FIRST a warning. This column contains offensive language. It includes terms such as "guys" and some really inflammatory stuff along the lines of "bossy", "shrill" and "feisty". At its most florid it features words such as "bitch", for which I apologise in advance.
I'm not sure how David Morrison coped with all the rambunctious workplace language he would have heard in his former job as head of the Australian Defence Force. 
"Now, fellas, I know we're all under a bit of stress over here but the next time I hear anyone using insensitive religious language to describe al-Qaida or ISIS, I'll do my block. Remember, these are passionate young men who share a common theological system, a fondness for amateur bomb-making, and an enthusiasm for boarding planes and interfering with the navigational equipment while affirming the greatness of their chosen deity. Can we drop all this mad Islamic sons-of-bitches stuff, please?" Australian of the Year Morrison is now in civvies and has turned his attention to the battle between the sexes in the modern workplace.
I've applauded Morrison in the past and remain a big fan of the powerful induction speech he gave to ADFA recruits, where he argued that when it comes to the treatment of women "the standard you walk past is the standard you accept". It struck me as a powerfully constructed sentence and a good test for men to live by.
To that end, it has been dispiriting to see Morrison throw in his lot so fully with the professional worrying classes, in becoming a paid-up advocate for this cringeworthy #words-atwork Twitter campaign.
It has all the woolly-minded hallmarks of the worst excesses of modern academe. Like some flimsy sociology course, it is predicated around a conviction that all behaviour exists on a continuum.

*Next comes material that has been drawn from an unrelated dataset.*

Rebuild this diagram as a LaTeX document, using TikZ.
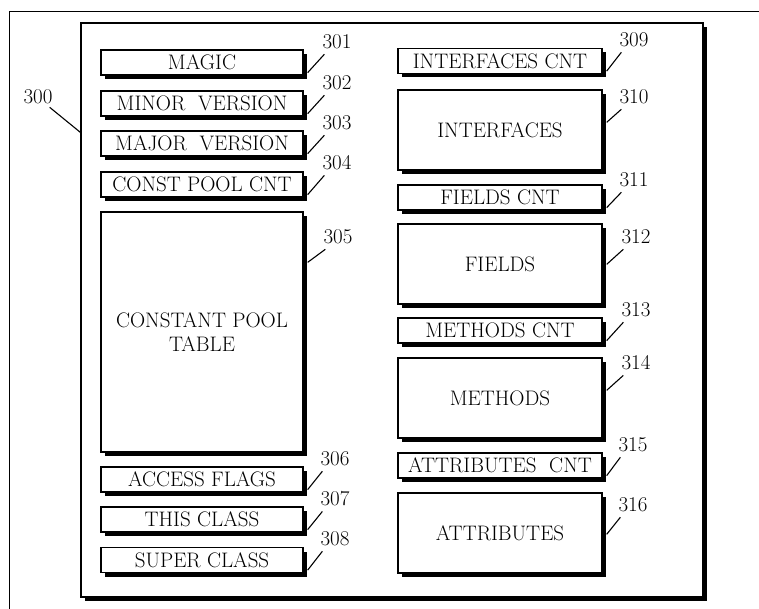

This approach is inspired by a belief in what the Italian Marxist Antonio Gramsci called "hegemony", which holds that all behaviour is political and that every word, phrase and form of behaviour should be seen in a greater political context. To reduce this lofty thinking into the everyday, it basically means that if you're having a beer with your mates and innocently note in hushed tones that the barmaid is a spunk, you have placed yourself on the same spectrum as the sex offenders and wife-bashers.
Launching a video for the Diversity Council Australia this week, retired Lieutenant-General Morrison insisted that he was not trying to become the "language police", then set about to do exactly that with a list of forbidden terms in this new era of mandated tolerance.
"Exclusive language, gender-based language or inappropriate language has as much a deleterious or disadvantaged effect as something where you're saying something blatantly inappropriate to another human being," Morrison said.
He then proceeded to explain triumphantly that he had cleansed himself of ever referring to colleagues by that most inflammatory of terms, "guys".
"I have now removed that from my lexicon as best I can, and I think it's important." It isn't important at all. It's a testament to the modern propensity for posturing when it comes to matters of no consequence.
The word "guys" might have a gender-based origin but has become so generic in its usage that it excludes no one.
Where the #wordsatwork campaign gets sterner is on the more judgmental terms such as "bossy", "shrill" and "bitch".
I would accept the assertion that these terms are loaded and applied almost invariably to those of the feminine persuasion. But for every time they are used against a woman in the workplace, I can think of a corresponding and equally offensive term that would be used for male colleagues and bosses.
For every time a pushy or demanding female boss gets labelled a bitch, there would be dozens of men out there who are being described in the tearoom as a dope or a dickhead, an arsehole or a suck-hole and a brown-noser. In my times working as an editor, I'm sure that on any given day I ticked at least three of the above.
This debate is reminiscent of the campus-led campaign in the US against what are known by the excruciating term "micro-aggressions", whereby innocent and friendly questions to non-Anglo folks along the lines of "So, where are you originally from?" are now classified as hateful racial profiling.
There are clearly huge problems in workplaces when it comes to the representation of women. The worst of these from my experience is the exclusion of women from key decision-making moments within businesses. It manifests itself in the low representation of women at the senior levels of most companies, and the lower level of remuneration and reward women enjoy compared to their male counterparts.
These are real issues. The #wordsatwork stuff is the kind of tosh you'd expect in a first year women's studies course, wedged into the curriculum somewhere between Andrea Dworkin's cheery theory that marriage is a form of institutionalised sexual abuse, and the tute group about whether the word "women" itself is repressive because of its "men" suffix.